* INPUT DATA:
— begin —
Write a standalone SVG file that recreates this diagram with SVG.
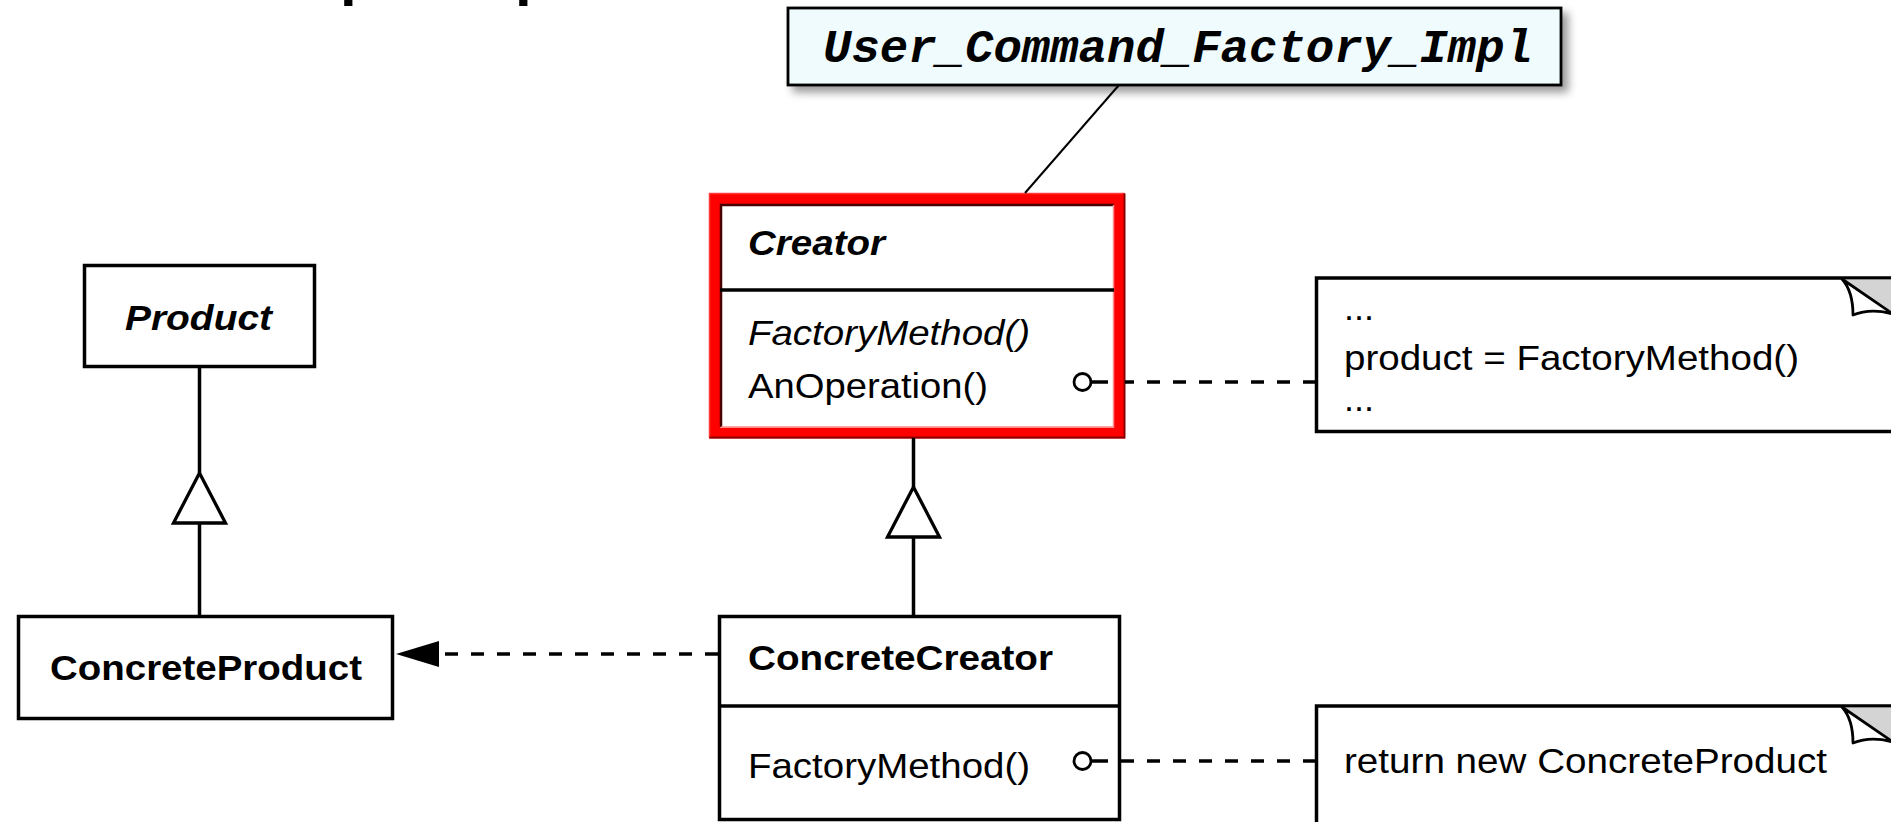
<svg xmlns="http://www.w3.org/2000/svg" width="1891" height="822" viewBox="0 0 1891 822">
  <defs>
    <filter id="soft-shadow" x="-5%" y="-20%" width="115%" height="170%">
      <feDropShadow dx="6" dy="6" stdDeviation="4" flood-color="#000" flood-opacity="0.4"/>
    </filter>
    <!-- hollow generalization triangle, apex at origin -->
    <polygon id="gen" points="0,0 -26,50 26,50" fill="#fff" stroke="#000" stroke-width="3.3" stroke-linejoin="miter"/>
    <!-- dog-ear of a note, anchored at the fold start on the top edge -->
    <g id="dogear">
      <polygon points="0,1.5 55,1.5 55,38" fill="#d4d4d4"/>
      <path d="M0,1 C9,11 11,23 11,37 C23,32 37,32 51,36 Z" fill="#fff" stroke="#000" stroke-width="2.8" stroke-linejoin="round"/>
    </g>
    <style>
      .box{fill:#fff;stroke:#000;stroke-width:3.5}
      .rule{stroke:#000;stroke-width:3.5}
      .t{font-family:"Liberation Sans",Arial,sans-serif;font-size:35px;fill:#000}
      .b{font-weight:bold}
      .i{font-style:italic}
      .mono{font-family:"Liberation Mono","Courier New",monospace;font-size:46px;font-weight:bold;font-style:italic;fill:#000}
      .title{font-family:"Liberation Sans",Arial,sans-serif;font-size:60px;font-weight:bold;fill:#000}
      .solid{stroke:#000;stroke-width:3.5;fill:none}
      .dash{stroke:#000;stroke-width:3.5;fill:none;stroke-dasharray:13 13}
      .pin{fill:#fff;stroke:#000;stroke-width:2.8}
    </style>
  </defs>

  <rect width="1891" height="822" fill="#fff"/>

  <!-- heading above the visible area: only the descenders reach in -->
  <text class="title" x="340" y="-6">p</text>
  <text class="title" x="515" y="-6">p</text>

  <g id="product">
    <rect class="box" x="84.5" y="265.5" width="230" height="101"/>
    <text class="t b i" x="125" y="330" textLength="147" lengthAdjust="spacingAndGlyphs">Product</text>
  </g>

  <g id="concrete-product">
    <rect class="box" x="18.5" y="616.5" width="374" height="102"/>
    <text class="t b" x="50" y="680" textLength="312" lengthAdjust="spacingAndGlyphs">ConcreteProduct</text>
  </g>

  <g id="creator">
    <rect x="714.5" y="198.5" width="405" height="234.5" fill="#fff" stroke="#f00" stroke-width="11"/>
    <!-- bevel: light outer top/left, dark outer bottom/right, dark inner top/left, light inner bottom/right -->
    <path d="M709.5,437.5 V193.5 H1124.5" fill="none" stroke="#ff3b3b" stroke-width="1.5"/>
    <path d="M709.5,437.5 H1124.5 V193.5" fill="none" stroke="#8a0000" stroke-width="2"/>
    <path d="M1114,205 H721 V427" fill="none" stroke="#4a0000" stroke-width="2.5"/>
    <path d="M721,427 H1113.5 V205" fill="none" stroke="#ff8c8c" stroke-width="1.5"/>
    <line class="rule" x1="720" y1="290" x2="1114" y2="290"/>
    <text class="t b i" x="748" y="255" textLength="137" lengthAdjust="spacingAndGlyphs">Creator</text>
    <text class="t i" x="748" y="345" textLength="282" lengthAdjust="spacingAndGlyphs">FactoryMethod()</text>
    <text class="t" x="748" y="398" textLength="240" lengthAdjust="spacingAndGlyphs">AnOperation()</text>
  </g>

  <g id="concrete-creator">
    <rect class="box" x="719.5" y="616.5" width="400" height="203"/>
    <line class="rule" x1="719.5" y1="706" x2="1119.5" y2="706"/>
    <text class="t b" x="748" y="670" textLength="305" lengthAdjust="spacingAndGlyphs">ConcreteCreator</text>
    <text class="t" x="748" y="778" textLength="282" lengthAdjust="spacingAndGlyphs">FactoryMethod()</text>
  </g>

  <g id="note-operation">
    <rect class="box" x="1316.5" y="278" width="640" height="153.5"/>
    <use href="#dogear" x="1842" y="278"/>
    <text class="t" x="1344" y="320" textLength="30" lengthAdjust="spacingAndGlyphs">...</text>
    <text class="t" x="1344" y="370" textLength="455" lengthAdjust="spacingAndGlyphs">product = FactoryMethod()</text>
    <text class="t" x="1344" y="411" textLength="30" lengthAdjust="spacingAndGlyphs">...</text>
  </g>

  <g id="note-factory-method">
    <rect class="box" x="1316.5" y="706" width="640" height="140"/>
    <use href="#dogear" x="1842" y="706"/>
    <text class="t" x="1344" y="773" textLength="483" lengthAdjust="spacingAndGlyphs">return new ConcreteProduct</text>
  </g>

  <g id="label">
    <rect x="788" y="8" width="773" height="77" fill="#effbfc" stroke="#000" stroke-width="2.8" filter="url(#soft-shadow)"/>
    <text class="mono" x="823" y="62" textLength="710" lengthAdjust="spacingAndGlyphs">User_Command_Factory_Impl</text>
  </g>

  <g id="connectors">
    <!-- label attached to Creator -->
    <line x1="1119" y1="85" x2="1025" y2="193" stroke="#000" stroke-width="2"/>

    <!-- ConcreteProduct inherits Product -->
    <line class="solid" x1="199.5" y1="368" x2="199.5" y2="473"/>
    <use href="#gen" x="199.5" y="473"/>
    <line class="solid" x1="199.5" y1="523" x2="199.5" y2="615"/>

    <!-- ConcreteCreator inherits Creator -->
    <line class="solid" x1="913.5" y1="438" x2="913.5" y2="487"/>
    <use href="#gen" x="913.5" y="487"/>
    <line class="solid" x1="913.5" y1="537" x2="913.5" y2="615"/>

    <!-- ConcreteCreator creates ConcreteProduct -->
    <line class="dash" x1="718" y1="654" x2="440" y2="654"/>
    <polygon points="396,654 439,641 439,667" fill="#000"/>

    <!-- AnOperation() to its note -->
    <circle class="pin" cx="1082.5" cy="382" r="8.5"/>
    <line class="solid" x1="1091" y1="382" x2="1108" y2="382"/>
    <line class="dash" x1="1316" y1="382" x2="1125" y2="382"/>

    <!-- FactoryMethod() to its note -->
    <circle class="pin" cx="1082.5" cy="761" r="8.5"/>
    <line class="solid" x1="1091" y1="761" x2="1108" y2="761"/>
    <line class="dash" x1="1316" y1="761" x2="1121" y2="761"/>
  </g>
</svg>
— end —
— begin —
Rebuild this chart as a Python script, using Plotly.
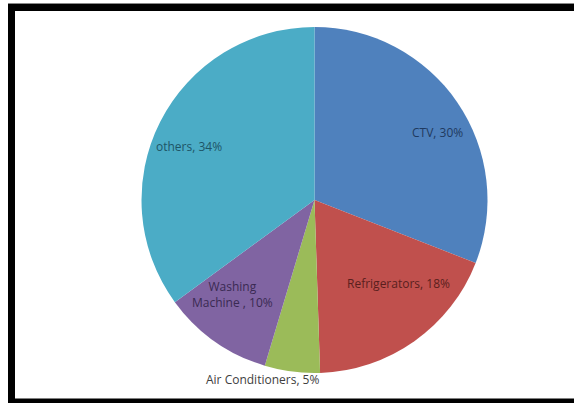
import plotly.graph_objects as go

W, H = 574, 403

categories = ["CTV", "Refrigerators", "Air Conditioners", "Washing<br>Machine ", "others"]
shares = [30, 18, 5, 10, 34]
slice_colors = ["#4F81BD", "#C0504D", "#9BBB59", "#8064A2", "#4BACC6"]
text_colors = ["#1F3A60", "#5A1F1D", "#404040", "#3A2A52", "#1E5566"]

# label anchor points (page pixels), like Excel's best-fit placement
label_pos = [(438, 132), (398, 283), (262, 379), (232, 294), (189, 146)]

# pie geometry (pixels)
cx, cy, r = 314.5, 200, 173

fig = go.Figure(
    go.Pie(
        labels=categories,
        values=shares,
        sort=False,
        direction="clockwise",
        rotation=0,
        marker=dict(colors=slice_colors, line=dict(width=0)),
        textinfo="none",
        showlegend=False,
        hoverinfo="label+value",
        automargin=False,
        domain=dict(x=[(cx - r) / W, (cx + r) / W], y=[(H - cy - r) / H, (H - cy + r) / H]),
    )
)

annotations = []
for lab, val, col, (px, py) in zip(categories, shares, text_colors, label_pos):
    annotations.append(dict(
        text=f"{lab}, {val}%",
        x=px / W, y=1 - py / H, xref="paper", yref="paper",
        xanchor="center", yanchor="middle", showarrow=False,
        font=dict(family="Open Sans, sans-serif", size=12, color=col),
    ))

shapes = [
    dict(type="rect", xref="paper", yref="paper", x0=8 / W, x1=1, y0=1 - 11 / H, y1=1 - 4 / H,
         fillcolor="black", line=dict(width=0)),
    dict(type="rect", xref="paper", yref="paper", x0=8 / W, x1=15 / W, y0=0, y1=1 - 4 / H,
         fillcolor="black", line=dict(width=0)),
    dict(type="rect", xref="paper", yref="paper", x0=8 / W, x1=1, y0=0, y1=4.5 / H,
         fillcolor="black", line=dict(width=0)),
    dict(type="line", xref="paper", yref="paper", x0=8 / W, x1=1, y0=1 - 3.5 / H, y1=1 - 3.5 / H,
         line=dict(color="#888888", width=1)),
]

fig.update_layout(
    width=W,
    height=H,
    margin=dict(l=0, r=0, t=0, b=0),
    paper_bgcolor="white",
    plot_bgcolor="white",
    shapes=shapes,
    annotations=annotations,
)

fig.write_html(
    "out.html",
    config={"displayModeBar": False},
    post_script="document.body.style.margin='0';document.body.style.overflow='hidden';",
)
— end —
* WORK TO DO:
Only the lines between the one with "Rebuild this chart" and the one with "W, H = 574, 403", those two included, get copied from the material above. Keep it exact and free of pictures.

* FINISHED ANSWER:
Rebuild this chart as a Python script, using Plotly.
import plotly.graph_objects as go

W, H = 574, 403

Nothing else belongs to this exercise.